Tuesday, October 27, 2009


Carey Young -Donor Card
Frieze 2009

Impossible Exchange (curated by Filipa Oliveira + Miguel Amado) Frieze Projects

“Carey Young once wrote that she explores ‘how the artist’s role, agency and identity could or might need to change in response to the collapsing categories between business, politics and culture’. She has been appropriating corporate ideology and manipulating it in order to examine the era of global capitalism. Recently, she has focused on the law apparatus and its realtionship to civil government. For example, with the assistance of a legal team, she once created a United-States-Constitution-free zone within a New York-based gallery. Contractual agreements with the visitor have been one fo Young’s major strategies, and Donorcard (2005 –ongoing) is one of the works that better represents this aspect of her practice. Wallet-size human organ donor cards in general, and the design of such a document issued by the British NHS in particular, inspired Young in the making of this work. Each time it is on view, Young previously signs a limited edition of Donorcards copies, which are free to take and also have to be signed by the viewer in order to become art, a status that will last only while both of them are alive. In a new instalment of its preservation, for Frieze Projects Young is signing the work at the booth during the VIP preview of FAF. bringing together the language of jurisdiction, authorship, and rituals of collecting, Young comments on the forms of power ruling the art world.

Donorcard was created with the assistance of a legal team comprising Robert Lands of Finers Stephens Innocent LLP and Dr. Jaime Stapleton of Birkbeck College.”

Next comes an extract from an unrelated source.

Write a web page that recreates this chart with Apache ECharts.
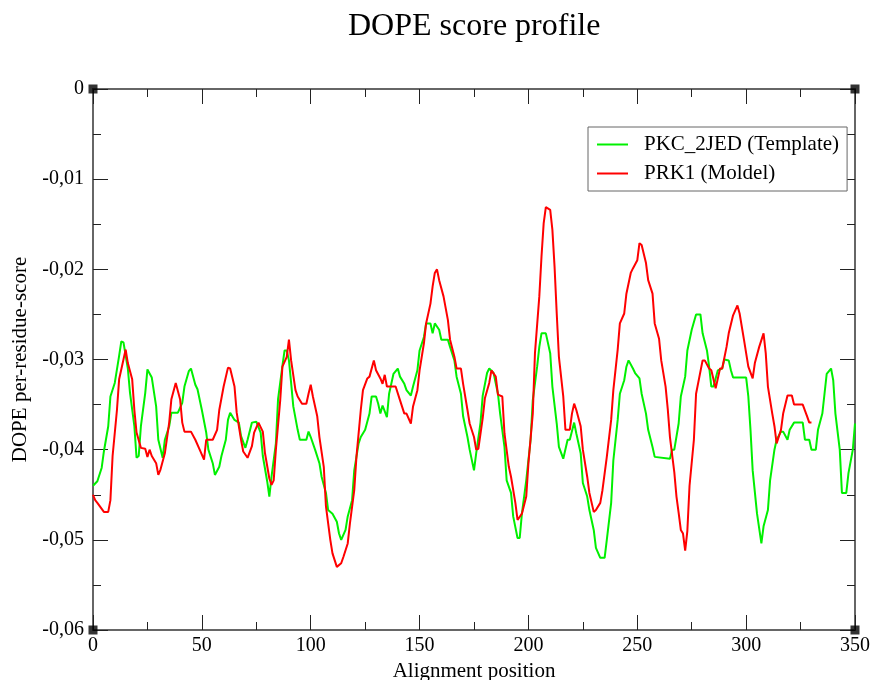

"Mining institutional critique, community-based movements, self-organization traditions, and activism, their proposals address the production of symbolic value in the “age of questioned capitalism” – an expression suggested by the global financial crises. Through their socially engaged practice “impossible exchange” establishes a counter-public sphere that radically envisions change on the economic, political, and cultural levels."

Carey Young Donor Card

By principle in Portugal everyone is an organ donor unless one manifests the will against it to the health ministry (RENNDA) in a system of contracting/out, thus taking advantage of people's natural inertia the country has an enormous potential donors list . In the UK we have a completely different approach, one has to join organ donation. Hence the former has a non donors card, while the latter a donor card.

uk donor card
Politically, we can say in the Portuguese case that the state (even though one has the possibility to sign out) is taking the decision for the citizens by presuming that everyone would want to be an organ donor, whilst in the UK the citizens are accounted for the decision, but then the state has to campaign for people to meet that responsibility. Uk's example seems the most democratic to me, in an horizon of a social responsible society were our relation to others - human beings and not - is constantly being activated and reevaluated, but I also know that most of the time we function in automatic pilot, and that's why the Portuguese example might be more effective for the case presented, but then what does that tell us about a more general political engagement?